A taxa de inadimplência ficou próxima de zero. Ao financiar apenas produtores de cacau de sistemas agroflorestais, em que o fruto é cultivado em consórcio com a floresta, o produto ainda ajudou a conservar mais de 1.100 hectares e a estocar mais carbono.
A cadeia do cacau
De cada 100 produtores de cacau no Brasil, 85 estão à margem do sistema financeiro, com difícil acesso a políticas públicas, e 75 nunca receberam assistência técnica, de acordo com o Ministério da Agricultura e Pecuária (Mapa). Ao mesmo tempo, cerca de 80% da produção de cacau no Brasil depende dos agricultores de pequenas propriedades. O resultado dessa combinação é baixa renda e baixa produtividade.
“Nossas experiências de concessão de crédito aliado à assistência técnica rural se mostraram bem sucedidas. Tais condições contribuíram para o aumento da produtividade, além da baixa inadimplência”, destaca Roberto Vilela, diretor-executivo da Tabôa.
A iniciativa também tem como pilar o estímulo à conservação e regeneração das florestas. Isso porque o crédito é destinado exclusivamente aos produtores de pequenas propriedades de cacau em sistemas agroflorestais (SAFs). No Sul da Bahia, a forma de cultivo é conhecida como cabruca, na qual os cacaueiros são plantados no meio da vegetação nativa, à sombra das árvores da Mata Atlântica e cercados por diferentes espécies.

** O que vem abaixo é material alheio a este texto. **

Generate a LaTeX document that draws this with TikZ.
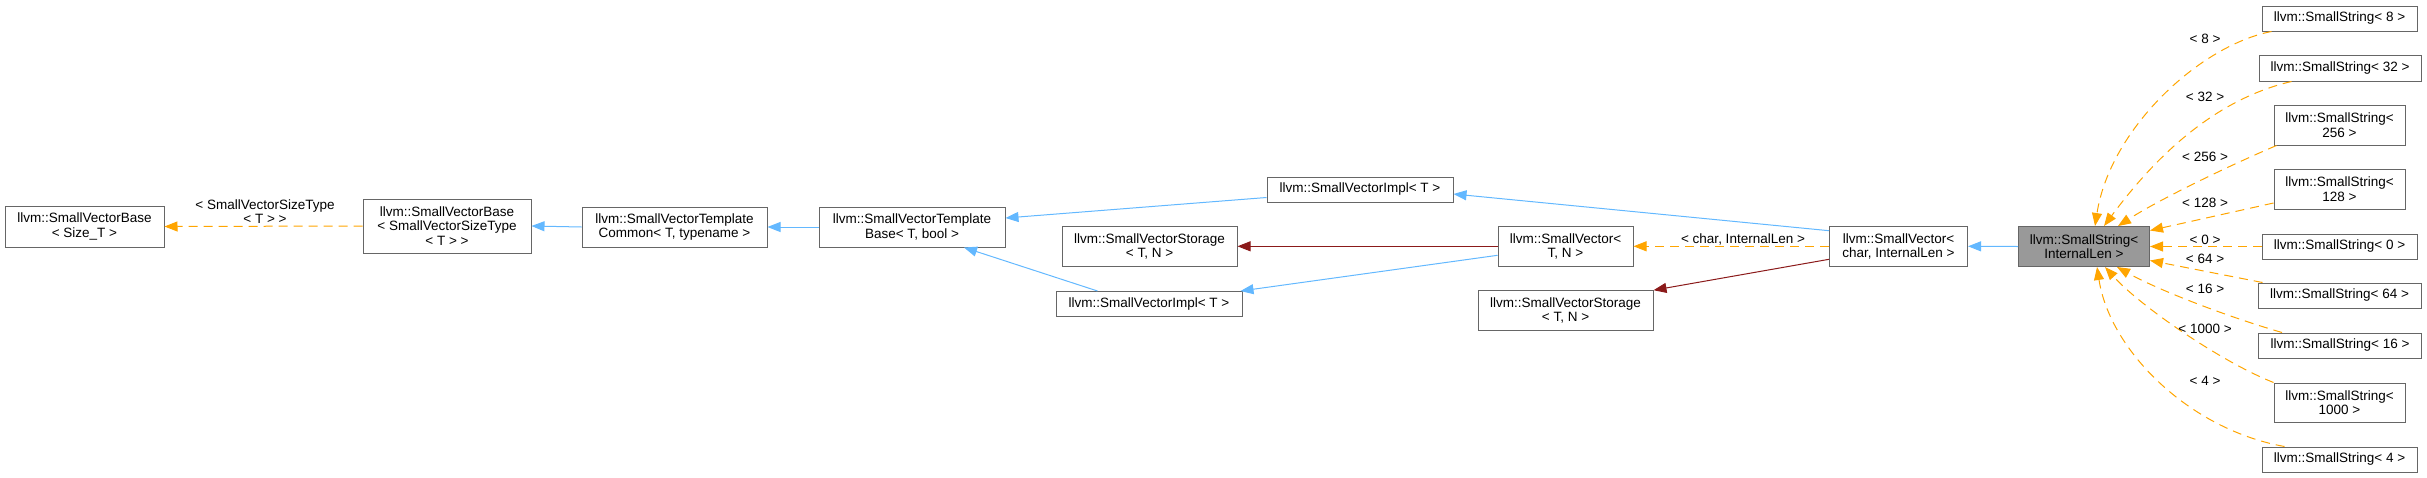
\documentclass[tikz,border=0pt]{standalone}
\usepackage{fontspec}
\setmainfont{Liberation Sans}
\usetikzlibrary{arrows.meta}
\definecolor{pubblue}{HTML}{63B8FF}
\definecolor{privred}{HTML}{8B1A1A}
\definecolor{tmplorange}{HTML}{FFA500}
\definecolor{boxline}{HTML}{666666}
\definecolor{mainfill}{HTML}{999999}
\newcommand{\dxfont}{\fontsize{13.5}{14.5}\selectfont}

\begin{document}
\begin{tikzpicture}[x=1pt,y=-1pt,
  cls/.style={draw=boxline, line width=1pt, fill=white, align=center, inner sep=0pt, font=\dxfont},
  lbl/.style={font=\dxfont, align=center, inner sep=0pt},
  pub/.style={draw=pubblue, line width=1pt, -{Triangle[length=13pt,width=10pt]}},
  priv/.style={draw=privred, line width=1pt, -{Triangle[length=13pt,width=10pt]}},
  tmpl/.style={draw=tmplorange, line width=1pt, dash pattern=on 9pt off 6pt, -{Triangle[length=13pt,width=10pt]}}]
  \useasboundingbox (0,0) rectangle (2427,477);

  % base classes
  \node[cls, minimum width=159pt, minimum height=41pt] (sizeT) at (84.5,226.5) {llvm::SmallVectorBase\\< Size\_T >};
  \node[cls, minimum width=168pt, minimum height=54pt] (svst) at (447,226) {llvm::SmallVectorBase\\< SmallVectorSizeType\\< T > >};
  \node[cls, minimum width=185pt, minimum height=40pt] (svtc) at (674.5,227) {llvm::SmallVectorTemplate\\Common< T, typename >};
  \node[cls, minimum width=186pt, minimum height=40pt] (svtb) at (912,227) {llvm::SmallVectorTemplate\\Base< T, bool >};
  \node[cls, minimum width=186pt, minimum height=25pt] (implA) at (1360,189.5) {llvm::SmallVectorImpl< T >};
  \node[cls, minimum width=175pt, minimum height=40pt] (storA) at (1149.5,246.3) {llvm::SmallVectorStorage\\< T, N >};
  \node[cls, minimum width=186pt, minimum height=25pt] (implB) at (1149,304) {llvm::SmallVectorImpl< T >};
  \node[cls, minimum width=135pt, minimum height=40pt] (vecTN) at (1565.5,246.3) {llvm::SmallVector<\\T, N >};
  \node[cls, minimum width=175pt, minimum height=40pt] (storB) at (1565.5,310.7) {llvm::SmallVectorStorage\\< T, N >};
  \node[cls, minimum width=138pt, minimum height=40pt] (vecChar) at (1898.5,246.3) {llvm::SmallVector<\\char, InternalLen >};
  \node[cls, fill=mainfill, minimum width=131pt, minimum height=40pt] (ssil) at (2084,246.5) {llvm::SmallString<\\InternalLen >};

  % derived strings
  \node[cls, minimum width=155pt, minimum height=25pt] (s8) at (2339.5,18.5) {llvm::SmallString< 8 >};
  \node[cls, minimum width=162pt, minimum height=26pt] (s32) at (2340,68) {llvm::SmallString< 32 >};
  \node[cls, minimum width=131pt, minimum height=40pt] (s256) at (2339.5,125) {llvm::SmallString<\\256 >};
  \node[cls, minimum width=131pt, minimum height=40pt] (s128) at (2339.5,189) {llvm::SmallString<\\128 >};
  \node[cls, minimum width=155pt, minimum height=25pt] (s0) at (2339.5,246.5) {llvm::SmallString< 0 >};
  \node[cls, minimum width=163pt, minimum height=25pt] (s64) at (2339.5,295.5) {llvm::SmallString< 64 >};
  \node[cls, minimum width=163pt, minimum height=25pt] (s16) at (2340,345.5) {llvm::SmallString< 16 >};
  \node[cls, minimum width=131pt, minimum height=39pt] (s1000) at (2339.5,402.5) {llvm::SmallString<\\1000 >};
  \node[cls, minimum width=155pt, minimum height=25pt] (s4) at (2339.5,459.5) {llvm::SmallString< 4 >};

  % inheritance
  \draw[tmpl] (svst.west) -- (sizeT.east);
  \draw[pub] (svtc.west) -- (svst.east);
  \draw[pub] (svtb.west) -- (svtc.east);
  \draw[pub] ([yshift=-8pt]implA.west) -- ([yshift=9pt]svtb.east);
  \draw[pub] ([xshift=42pt]implB.north west) -- ([xshift=52pt]svtb.south);
  \draw[priv] (vecTN.west) -- (storA.east);
  \draw[pub] ([yshift=-9pt]vecTN.west) -- ([xshift=-2pt]implB.north east);
  \draw[tmpl] (vecChar.west) -- (vecTN.east);
  \draw[priv] ([yshift=-13pt]vecChar.west) -- (storB.north east);
  \draw[pub] ([yshift=15.6pt]vecChar.west) -- ([yshift=-4.5pt]implA.east);
  \draw[pub] (ssil.west) -- (vecChar.east);

  % template instances
  \draw[tmpl] ([xshift=10pt]s8.south west) .. controls +(-72,14) and +(15,-97) .. ([xshift=11pt]ssil.north);
  \draw[tmpl] ([xshift=33pt]s32.south west) .. controls +(-82,19) and +(46,-62) .. ([xshift=20pt]ssil.north);
  \draw[tmpl] ([xshift=3pt]s256.south west) .. controls +(-47,20) and +(42,-27) .. ([xshift=34pt]ssil.north);
  \draw[tmpl] ([yshift=-14pt]s128.west) -- ([yshift=16pt]ssil.east);
  \draw[tmpl] (s0.west) -- (ssil.east);
  \draw[tmpl] ([xshift=5pt]s64.north west) -- ([yshift=-14pt]ssil.east);
  \draw[tmpl] ([xshift=24pt]s16.north west) .. controls +(-52,-15) and +(43,24) .. ([xshift=33pt]ssil.south);
  \draw[tmpl] (s1000.north west) .. controls +(-53,-21) and +(35,39) .. ([xshift=21pt]ssil.south);
  \draw[tmpl] ([xshift=23pt]s4.north west) .. controls +(-95,-17) and +(13,84) .. ([xshift=13pt]ssil.south);

  % edge labels
  \node[lbl] (lsvst) at (265,211.5) {< SmallVectorSizeType\\< T > >};
  \node[lbl] (lchar) at (1743,239) {< char, InternalLen >};
  \node[lbl] (l8) at (2205,39) {< 8 >};
  \node[lbl] (l32) at (2205,97) {< 32 >};
  \node[lbl] (l256) at (2205,157) {< 256 >};
  \node[lbl] (l128) at (2205,203) {< 128 >};
  \node[lbl] (l0) at (2205,240) {< 0 >};
  \node[lbl] (l64) at (2205,259) {< 64 >};
  \node[lbl] (l16) at (2205,289) {< 16 >};
  \node[lbl] (l1000) at (2205,329) {< 1000 >};
  \node[lbl] (l4) at (2205,381) {< 4 >};
\end{tikzpicture}
\end{document}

No sistema agroflorestal da cabruca, a capacidade de estoque de carbono é de 66 toneladas por hectare, o que pesquisadores estimam que seja quase o dobro da quantidade encontrada no cacau plantado a pleno sol.
Outra inovação do Kawá é a possibilidade de comércio de créditos de carbono de conservação por parte dos produtores. A venda é operacionalizada pela plataforma ReSeed, que já possui negociação com um investidor para a compra dos primeiros créditos gerados por cerca de 100 agricultores, e entra como parceira responsável por facilitar a comercialização dos próximos créditos.
Como funciona a tomada de crédito e o retorno dos investimentos
O Kawá se insere no mercado como um Fundo de Investimento nas Cadeias Produtivas Agroindustriais (Fiagro). Ao receber o crédito, o produtor tem até 45 dias para realizar o investimento. Após esse período, são 36 meses de prazo para pagá-lo, com na média seis meses de carência.
As taxas de juros são de 12% ao ano. A aplicação dos recursos ocorre, principalmente, no custeio da adubação, irrigação, mão de obra, compra de equipamento e adensamento com mudas.
Na metodologia usada para conceder os créditos, utiliza-se o mecanismo de garantias solidárias no qual são formados grupos de três a 10 pessoas que, em caso de inadimplência de um dos membros, os demais cobrem em conjunto a parte faltante. Essa forma de garantia, aliada à assistência técnica, ajuda a explicar o índice irrisório de inadimplência nas duas operações do CRA Sustentável.